I move on to cumulative effects, which are taken up by amendment No. 36. My hon. Friend the Member for Richmond Park (Dr. Tonge) made the point well. The current crisis underlines the necessity for having such criteria built into legislation. We are on the brink of at least one new arms race between India and Pakistan. Under current proposals, every export application would be considered individually. However, the problem when there is an arms race is knowing precisely when the cumulative effect is getting out of control.
An individual contract taken in isolation may be beneficial or neutral in its impact, but the exporting country might want to say that the point was being reached where the arming of Pakistan or India, or both, was getting out of control. The cumulative effect is what we must consider.
Similarly, the economic environment is changing rapidly. If there is a major economic shock leading to falling commodity prices, the effects of deteriorating international economic conditions will quickly undermine the conditions under which, for example, the heavily indebted poor countries have had debt relief. The position of many western hemisphere countries, including those in Latin America, is precarious. Only yesterday, I saw figures showing that the debt service to export ratio of many of those countries is close to what it was before the defaults of the 1980s. Adverse international economic conditions could well precipitate a crisis in both groups of countries. If that is the case, we need to consider not just individual export contracts in isolation, but the overall effect of large volumes of arms exports going through the process and destabilising countries' economies. The cumulative impact therefore needs to be built into the language of the Bill.
We have had a detailed exposition of the legal advice on sustainable development that is now available, but was not available in Committee. "Sustainable development" has become a buzz phrase. I was involved in writing the Brundtland report, so I have a vested interest in its interpretation of sustainable development. The key point is not whether or not we accept that definition, but that sustainable development is becoming institutionalised. The International Development Bill builds sustainable development into our legislation. We have passed the point at which it is simply an issue to be discussed by people involved in development; it is now becoming part of public law, and should be recognised as such.

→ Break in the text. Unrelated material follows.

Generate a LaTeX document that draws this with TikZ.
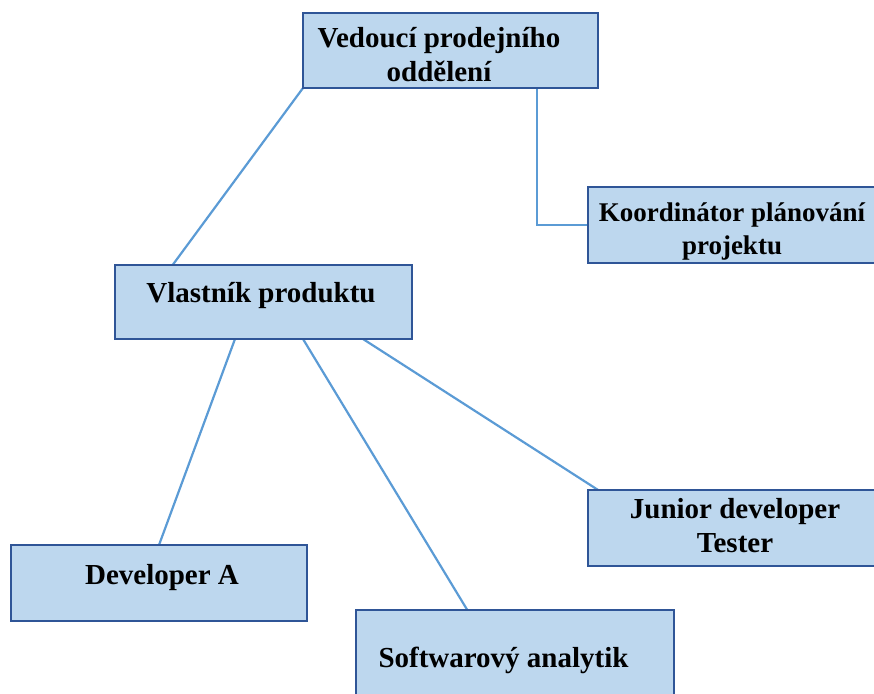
\documentclass[tikz,border=0pt]{standalone}
\usepackage{fontspec}
\setmainfont{Liberation Serif}
\usetikzlibrary{calc,backgrounds}
\definecolor{boxfill}{HTML}{BDD7EE}
\definecolor{boxedge}{HTML}{2F5597}
\definecolor{linkblue}{HTML}{5B9BD5}
\setlength{\tabcolsep}{0pt}

\begin{document}
\begin{tikzpicture}[x=1pt,y=-1pt,
  box/.style={draw=boxedge, fill=boxfill, line width=2.5pt, rectangle,
    inner sep=0pt, outer sep=0pt, anchor=north west},
  lbl/.style={anchor=base, inner sep=0pt,
    font=\bfseries\fontsize{29}{34}\selectfont},
  link/.style={draw=linkblue, line width=2.2pt}]
\useasboundingbox (0,0) rectangle (874,693);
\clip (0,0) rectangle (874,693);

% boxes
\node[box, minimum width=295pt, minimum height=75pt] (ved)    at (303,13)  {};
\node[box, minimum width=297pt, minimum height=76pt] (koord)  at (588,187) {};
\node[box, minimum width=297pt, minimum height=74pt] (vlast)  at (115,265) {};
\node[box, minimum width=296pt, minimum height=76pt] (devA)   at (11,545)  {};
\node[box, minimum width=318pt, minimum height=90pt] (soft)   at (356,610) {};
\node[box, minimum width=297pt, minimum height=76pt] (junior) at (588,490) {};

% labels
\node[lbl] (vedT) at (439,48)
  {\begin{tabular}[t]{c}Vedoucí prodejního\\oddělení\end{tabular}};
\node[lbl, font=\bfseries\fontsize{27}{33}\selectfont] (koordT) at (732,221)
  {\begin{tabular}[t]{c}Koordinátor plánování\\projektu\end{tabular}};
\node[lbl] (vlastT) at (261,302) {Vlastník produktu};
\node[lbl] (devAT) at (162,584) {Developer A};
\node[lbl] (softT) at (503.5,667) {Softwarový analytik};
\node[lbl] (juniorT) at (735,518)
  {\begin{tabular}[t]{c}Junior developer\\Tester\end{tabular}};

% connectors
\begin{scope}[on background layer]
\draw[link] (ved.south west) -- ($(vlast.north west)!0.194!(vlast.north east)$);
\draw[link] ($(ved.south west)!0.793!(ved.south east)$) |- (koord.west);
\draw[link] ($(vlast.south west)!0.404!(vlast.south east)$) -- (devA.north);
\draw[link] ($(vlast.south west)!0.633!(vlast.south east)$) -- ($(soft.north west)!0.35!(soft.north east)$);
\draw[link] ($(vlast.south west)!0.835!(vlast.south east)$) -- ($(junior.north west)!0.034!(junior.north east)$);
\end{scope}
\end{tikzpicture}
\end{document}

The core point about sustainable development is that if, in future, Ministers wish to introduce export controls on the grounds of sustainable development, they will not be able to do so under current legislation; there are no powers for such action. If, on the other hand, they were succeeded by other Ministers who had little interest in the subject or, indeed, held it in contempt, those Ministers could simply dismiss any sustainable development criteria with perfunctory parliamentary scrutiny. Sustainable development should therefore be built into the Bill. It is inexcusable that the Government should have difficulty with that phrase; indeed, it is inexplicable. I suspect that someone in the Department decided that they did not want woolly-minded environmentalists getting in the way of hard business decisions on arms exports, and decided to strike sustainable development from the Bill. Having done so, they have landed the Minister not only with political, but legal, problems. I hope that he will think about that again.